My Girl-Kind story starts here: every time I think about Girl-Kind, I am so proud of myself for going to collect that letter from my teacher. I knew my friends didn’t want to take part but I still decided to put myself out there.
Girl-Kind is a project that explores the thoughts and experiences of girls in the North East through workshops in schools. During our sessions we talked about the challenges and opportunities young women face today and one issue we focused on was how society judges us. In groups we made our own short, creative presentations and in my group we chose to make an animation about whitewashing and the importance of diversity. This reminded us that we are all different and unique and that’s ok.
Then we were given the opportunity to spend a Saturday with the Young Women’s Film Academy. During this time, we made a short film called "Whispers”. The idea of the film was to show that people often project a different life on social media. Everyone seems they’re living their perfect life online, while in reality things are often quite different.

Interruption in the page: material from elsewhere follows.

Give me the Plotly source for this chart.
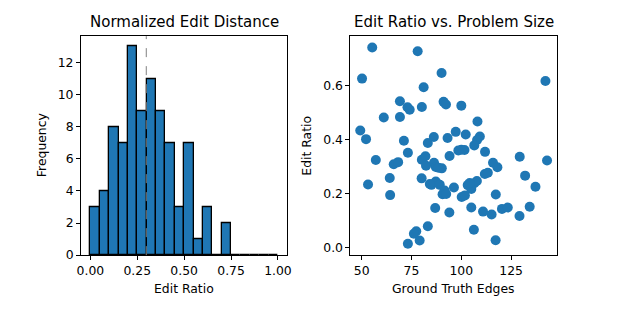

On October 8th we celebrated International Day of the Girl with our own Girl-Kind Celebration Day. Here, girls from participating schools across the North East joined forces to show that we all have something to offer and that together we can empower the young people of today to shape our future.
Girl-Kind has helped me to find the confidence to take up many opportunities, some of which I could never have dreamed could happen to me a 15-year-old girl from Newcastle. But that’s a story for another blog.